Image caption Police chiefs argue other work is comprised by missing person investigations

He added: "There are other professionals who are really better trained to deal with this. And that is really part of the discussion we have to have with other agencies."

'Last line of defence'

Some of those other agencies agree that early intervention by other professionals may be more beneficial for the young people concerned, and more cost-effective too.

Paul Maher, of the Children's Society, said: "Crisis intervention by the police is more costly. The early prevention that we do raises awareness. We can engage with young people so they can, at an early age, understand the risk that they are putting themselves in when they go running away."

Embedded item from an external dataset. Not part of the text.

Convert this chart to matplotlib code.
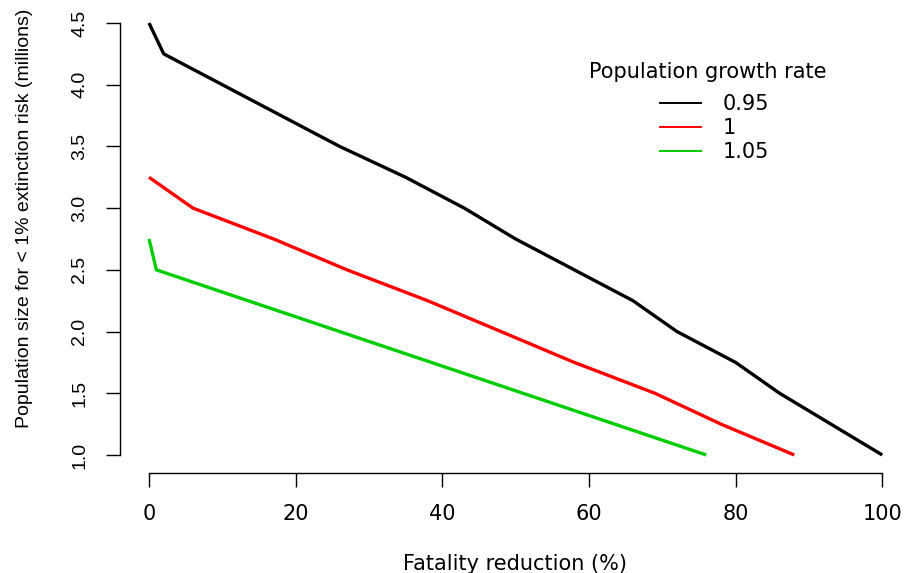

However, Andrew Christie from the Association of Directors of Children's Services says it's important agencies work together.

"Young people who go missing have usually entered care as teenagers and have very complex needs and behaviours which we are trying to change. It requires the help of all agencies, including the police, to change these behaviours, and to recover the young people who have gone missing, sometimes several times.

"While we do recognise the additional burdens facing the police service, they do share a legal safeguarding duty and in return it needs to be recognised that our members are facing similar pressures."

The Minister for Preventing Abuse and Exploitation, Karen Bradley, said they expect all agencies, including the police, to work together to identify and protect missing young people.

"We are working with other departments to reduce unnecessary demands on policing to ensure officers do not have to pick up the pieces when other public services fail to deliver."

For now, many police forces find themselves, at times, the last and only line of defence in protecting vulnerable young runaways.

And for those at the sharp end, like PC Helen Boyle of GMP's Protecting Vulnerable People unit, there is no doubting the importance of the work they do.

"If we take our eye off the ball, the bottom line is that these children could be killed. It is as simple as that. They could die because they end up putting themselves in positions that they can't get out of," she said.